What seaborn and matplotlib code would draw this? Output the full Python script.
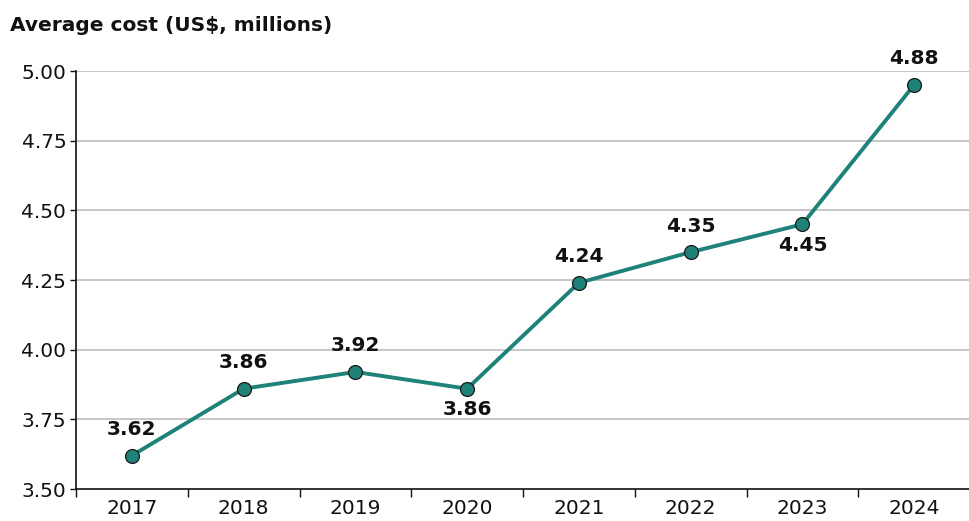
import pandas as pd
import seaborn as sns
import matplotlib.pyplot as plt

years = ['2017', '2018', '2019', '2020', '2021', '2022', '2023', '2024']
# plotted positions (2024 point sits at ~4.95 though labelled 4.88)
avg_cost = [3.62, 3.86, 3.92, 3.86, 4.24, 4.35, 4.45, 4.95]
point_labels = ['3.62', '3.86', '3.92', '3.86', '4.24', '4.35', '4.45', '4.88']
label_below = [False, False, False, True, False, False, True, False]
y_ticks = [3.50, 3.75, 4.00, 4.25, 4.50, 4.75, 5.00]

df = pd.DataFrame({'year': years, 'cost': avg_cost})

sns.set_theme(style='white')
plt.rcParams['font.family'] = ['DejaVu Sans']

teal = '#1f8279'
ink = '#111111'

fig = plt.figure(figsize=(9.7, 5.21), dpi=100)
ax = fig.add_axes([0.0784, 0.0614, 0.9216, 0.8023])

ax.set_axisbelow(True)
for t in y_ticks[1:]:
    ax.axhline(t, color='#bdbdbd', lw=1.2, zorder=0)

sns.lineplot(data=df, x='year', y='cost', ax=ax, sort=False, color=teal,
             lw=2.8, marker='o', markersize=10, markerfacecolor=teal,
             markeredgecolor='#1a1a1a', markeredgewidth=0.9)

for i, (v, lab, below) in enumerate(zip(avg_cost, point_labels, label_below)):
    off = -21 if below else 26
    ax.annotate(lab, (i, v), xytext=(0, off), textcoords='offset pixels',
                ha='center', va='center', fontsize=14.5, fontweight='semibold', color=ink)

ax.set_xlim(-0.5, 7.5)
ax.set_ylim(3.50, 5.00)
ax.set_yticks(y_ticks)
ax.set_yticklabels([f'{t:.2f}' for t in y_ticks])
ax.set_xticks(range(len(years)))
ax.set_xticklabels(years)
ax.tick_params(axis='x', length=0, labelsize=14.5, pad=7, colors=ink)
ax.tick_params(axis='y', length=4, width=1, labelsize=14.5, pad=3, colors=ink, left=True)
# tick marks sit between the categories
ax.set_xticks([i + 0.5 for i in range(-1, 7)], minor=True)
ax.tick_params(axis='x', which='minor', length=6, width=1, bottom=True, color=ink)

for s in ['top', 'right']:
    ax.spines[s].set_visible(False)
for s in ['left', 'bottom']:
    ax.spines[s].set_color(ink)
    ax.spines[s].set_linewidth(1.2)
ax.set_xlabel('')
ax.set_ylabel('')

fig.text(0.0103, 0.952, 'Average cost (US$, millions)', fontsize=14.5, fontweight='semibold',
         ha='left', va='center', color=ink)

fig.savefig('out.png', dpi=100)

Problem description.
Print the data above verbatim from the first line through the line holding "import matplotlib.pyplot as plt", leaving every picture out.

Exercise solution.
What seaborn and matplotlib code would draw this? Output the full Python script.
import pandas as pd
import seaborn as sns
import matplotlib.pyplot as plt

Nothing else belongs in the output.